Я не знаю, что сказать. Я даже и представить не смела, что увижу его снова. У меня другой опыт: если ты теряешь дорогого человека, то навсегда.
– Назови самую лучшую вещь, которая случилась с тобой за эти десять лет, – прошу я.
– Новая встреча с тобой.
Я улыбаюсь, вжимаюсь спиной ему в грудь.
– А кроме этого?
– Первая встреча с тобой.
Мы оба смеемся.
– А кроме?
– Гм, кроме. – Он задумывается, прижавшись губами к моему плечу. – Было ли что-то кроме?
Он притягивает меня ближе, касается ладонью низа живота.
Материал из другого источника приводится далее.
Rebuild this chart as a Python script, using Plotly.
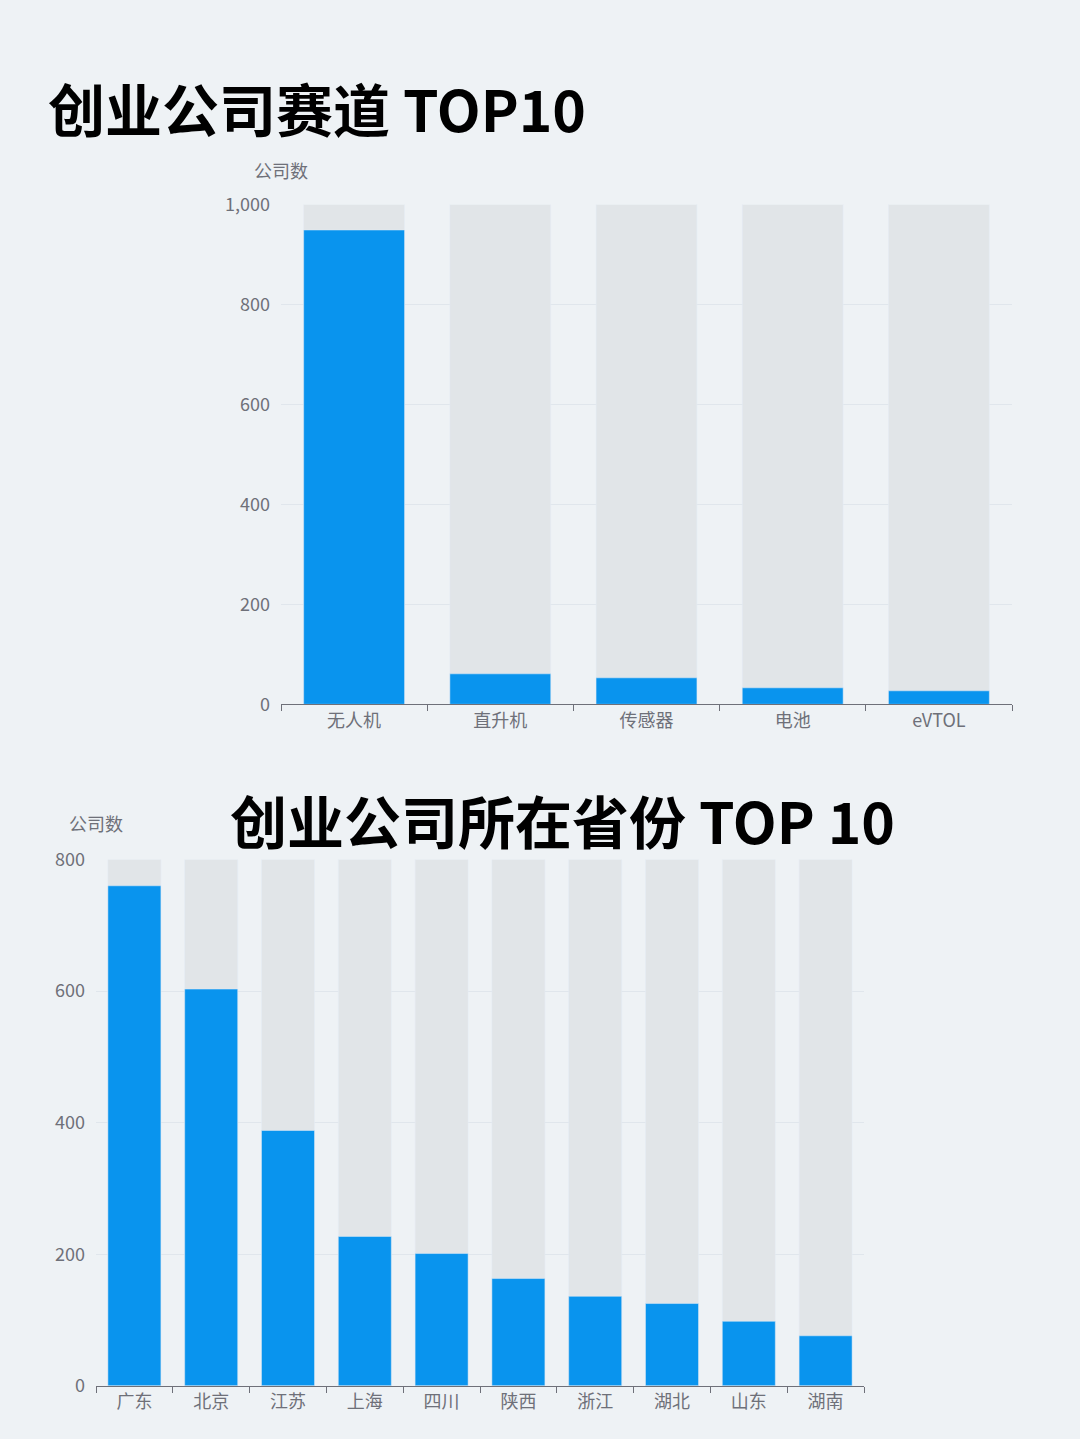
import plotly.graph_objects as go

# Data
tracks = ["无人机", "直升机", "传感器", "电池", "eVTOL"]
track_counts = [949, 61, 53, 33, 27]
track_max = 1000

provinces = ["广东", "北京", "江苏", "上海", "四川", "陕西", "浙江", "湖北", "山东", "湖南"]
province_counts = [760, 603, 388, 227, 201, 163, 136, 125, 98, 76]
province_max = 800

title1 = "创业公司赛道 TOP10"
title2 = "创业公司所在省份 TOP 10"
y_title = "公司数"

W, H = 1080, 1439
BG = "#eef2f5"
BLUE = "#0994ee"
SHADOW = "#e1e5e8"
AXIS = "#6e7079"
GRID = "#e0e6ec"
FONT = "Noto Sans CJK SC"

fig = go.Figure()

fig.add_trace(go.Bar(x=tracks, y=[track_max] * len(tracks), marker_color=SHADOW,
                     width=0.69, xaxis="x", yaxis="y", hoverinfo="skip", showlegend=False))
fig.add_trace(go.Bar(x=tracks, y=track_counts, marker_color=BLUE, width=0.69,
                     xaxis="x", yaxis="y", showlegend=False))
fig.add_trace(go.Bar(x=provinces, y=[province_max] * len(provinces), marker_color=SHADOW,
                     width=0.69, xaxis="x2", yaxis="y2", hoverinfo="skip", showlegend=False))
fig.add_trace(go.Bar(x=provinces, y=province_counts, marker_color=BLUE, width=0.69,
                     xaxis="x2", yaxis="y2", showlegend=False))

def px_x(x):
    return x / W

def px_y(y):
    return 1 - y / H

xcommon = dict(type="category", showline=True, linecolor=AXIS, linewidth=1,
               ticks="outside", tickson="boundaries", ticklen=6, tickcolor=AXIS,
               tickfont=dict(family=FONT, size=18, color=AXIS), showgrid=False,
               zeroline=False, fixedrange=True)
ycommon = dict(showline=False, showgrid=True, gridcolor=GRID, gridwidth=1,
               zeroline=False, tickfont=dict(family=FONT, size=18, color=AXIS),
               tickformat=",d", ticks="", ticklabelstandoff=10)

fig.update_layout(
    width=W, height=H,
    margin=dict(l=0, r=0, t=0, b=0),
    paper_bgcolor=BG, plot_bgcolor=BG,
    barmode="overlay",
    bargap=0.31,
    xaxis=dict(domain=[px_x(281), px_x(1012)], anchor="y", range=[-0.5, 4.5], **xcommon),
    yaxis=dict(domain=[px_y(702), px_y(193)], anchor="x", range=[0, 1000], dtick=200, **ycommon),
    xaxis2=dict(domain=[px_x(96), px_x(864)], anchor="y2", range=[-0.5, 9.5], **xcommon),
    yaxis2=dict(domain=[px_y(1396), px_y(860)], anchor="x2", range=[0, 800], dtick=200, **ycommon),
    annotations=[
        dict(text=f"<b>{title1}</b>", x=px_x(46), y=px_y(94), xref="paper", yref="paper",
             xanchor="left", yanchor="middle", showarrow=False,
             font=dict(family=FONT, size=57, color="#000000")),
        dict(text=f"<b>{title2}</b>", x=px_x(562), y=px_y(819), xref="paper", yref="paper",
             xanchor="center", yanchor="middle", showarrow=False,
             font=dict(family=FONT, size=57, color="#000000")),
        dict(text=y_title, x=px_x(281), y=px_y(158), xref="paper", yref="paper",
             xanchor="center", yanchor="middle", showarrow=False,
             font=dict(family=FONT, size=18, color=AXIS)),
        dict(text=y_title, x=px_x(96), y=px_y(823), xref="paper", yref="paper",
             xanchor="center", yanchor="middle", showarrow=False,
             font=dict(family=FONT, size=18, color=AXIS)),
    ],
)

post = "document.body.style.margin='0';document.body.style.background='#eef2f5';"

fig.write_html("out.html", config={"displayModeBar": False}, post_script=post)
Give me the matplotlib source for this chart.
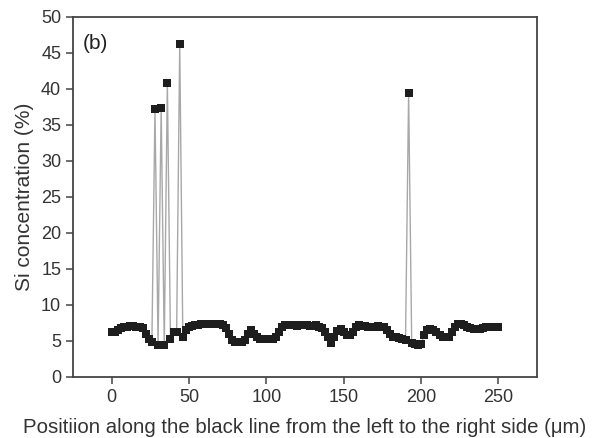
import numpy as np
import matplotlib
matplotlib.use("Agg")
import matplotlib.pyplot as plt

plt.rcParams['font.family'] = ['Liberation Sans', 'DejaVu Sans']

# Position along the line (µm), sampled every 2 µm
positions = np.arange(0, 252, 2)
si_conc = [
    6.2, 6.3, 6.5, 6.8, 7.0, 7.0, 7.1, 7.1, 7.0, 7.0,      # 0-18
    6.8, 6.0, 5.3, 4.8, 37.2, 4.5, 37.4, 4.4, 40.8, 5.3,   # 20-38
    6.2, 6.2, 46.3, 5.6, 6.5, 7.0, 7.1, 7.2, 7.2, 7.3,     # 40-58
    7.3, 7.3, 7.4, 7.4, 7.3, 7.3, 7.2, 6.8, 6.0, 5.2,      # 60-78
    4.9, 4.9, 4.9, 5.2, 6.0, 6.5, 6.0, 5.5, 5.3, 5.3,      # 80-98
    5.3, 5.3, 5.3, 5.5, 6.2, 6.9, 7.2, 7.2, 7.2, 7.2,      # 100-118
    7.1, 7.2, 7.2, 7.2, 7.1, 7.1, 7.2, 7.0, 6.8, 6.3,      # 120-138
    5.5, 4.7, 5.5, 6.4, 6.6, 6.2, 5.8, 5.8, 6.3, 6.9,      # 140-158
    7.2, 7.1, 7.1, 7.0, 7.0, 7.0, 7.1, 7.0, 6.9, 6.5,      # 160-178
    6.0, 5.6, 5.5, 5.4, 5.3, 5.2, 39.4, 4.7, 4.6, 4.5,     # 180-198
    4.6, 5.8, 6.5, 6.6, 6.5, 6.2, 5.9, 5.6, 5.5, 5.6,      # 200-218
    6.2, 7.0, 7.4, 7.4, 7.2, 7.0, 6.8, 6.7, 6.7, 6.6,      # 220-238
    6.8, 6.9, 6.9, 6.9, 7.0, 6.9,                          # 240-250
]
assert len(si_conc) == len(positions)

x_ticks = [0, 50, 100, 150, 200, 250]
y_ticks = [0, 5, 10, 15, 20, 25, 30, 35, 40, 45, 50]

fig = plt.figure(figsize=(5.95, 4.38), dpi=100)
ax = fig.add_axes([0.1227, 0.1393, 0.7798, 0.8219])

ax.plot(positions, si_conc, color='#a8a8a8', lw=1.0, zorder=2)
ax.plot(positions, si_conc, ls='none', marker='s', markersize=6.2,
        markerfacecolor='#1e1e1e', markeredgewidth=0, zorder=3)

ax.set_xlim(-25, 275)
ax.set_ylim(0, 50)
ax.set_xticks(x_ticks)
ax.set_yticks(y_ticks)

for s in ax.spines.values():
    s.set_color('#444444')
    s.set_linewidth(1.3)
ax.tick_params(direction='out', length=5, width=1.1, color='#444444',
               labelsize=13, labelcolor='#333333')

ax.set_xlabel('Positiion along the black line from the left to the right side (μm)',
              fontsize=14.7, color='#333333', labelpad=9)
ax.set_ylabel('Si concentration (%)', fontsize=15, color='#333333', labelpad=5)
ax.text(0.022, 0.91, '(b)', transform=ax.transAxes, fontsize=15, color='#222222')

fig.savefig('out.png', dpi=100)
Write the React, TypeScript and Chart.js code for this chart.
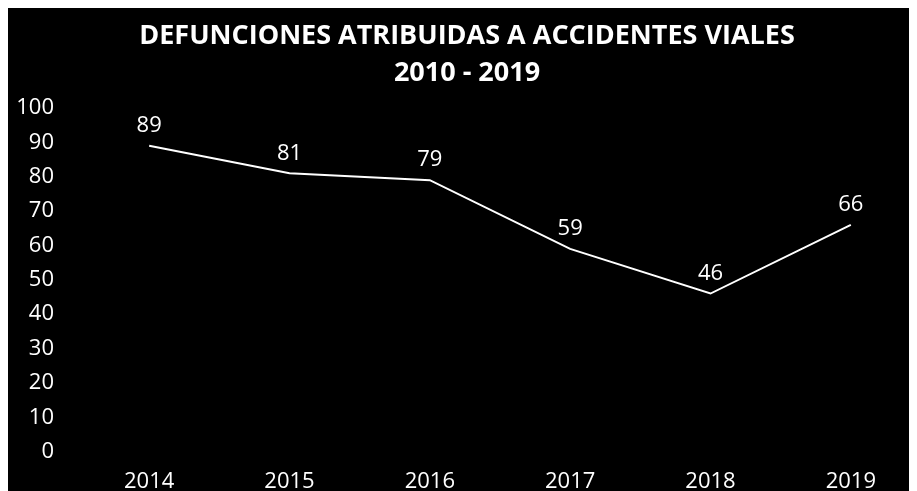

И хотя со мной ничего подобного никогда не бывало – я вообще редко оставалась наедине с мужчиной, а уж с мужчиной в майке и подавно, мне не страшно. Когда он целует меня, тело начинает петь.
Через несколько минут он говорит:
– Наверное, лучшим было обнаружить, что я умею что-то хорошо делать, а именно играть на пианино. Я был таким зачуханным. Совсем в себя не верил. А игра дала мне место в жизни. И… если я злился или грустил или даже если мне было хорошо, всегда можно было сесть за инструмент. Так мне удавалось выразить свои чувства, даже если я и сам не мог в них разобраться. – Он усмехается. – Глупо звучит, да?
– Нет.
– Ну а ты? Твоя лучшая вещь?
Я не знаю, зачем задала ему этот вопрос: у меня у самой нет на него ответа. Я подвигаюсь – теперь я сижу в головах узкой кровати, подобрав под себя ноги. Голландик устраивается, прислоняется к стене с противоположного конца – и тут вдруг из меня извергается водопад слов. Я рассказываю про одиночество и голод у Бирнов, про беспросветную нужду у Гротов. Рассказываю, как я признательна Нильсенам, а еще как мне иногда бывает с ними тоскливо.
Голландик рассказывает, что было с ним после того, как его увели из Грейндж-холла. Жизнь у фермера и его жены оказалась в точности такой ужасной, как он и опасался. Спал он на сене в сарае; если жаловался, его били. Однажды на сенокосе ему раздробило ребра, но они даже не вызвали врача. Он продержался три месяца, а потом, когда однажды утром фермер разбудил его тумаками за то, что в курятник забрался енот, – он сбежал. Полуголодный, измученный болью, глистами и конъюнктивитом, он упал по дороге в город, но какая-то добрая вдова отвезла его в больницу.
Несмотря на это, фермер сумел убедить ответственных лиц, что Голландик – юный правонарушитель, нуждающийся в твердой руке, и Голландика вернули обратно. Он сбегал еще дважды – второй раз в буран, просто чудо, что не замерз насмерть. Спасло его то, что он набрел на бельевую веревку соседа. Сосед нашел его утром в сарае и заключил с фермером сделку: обменял Голландика на борова.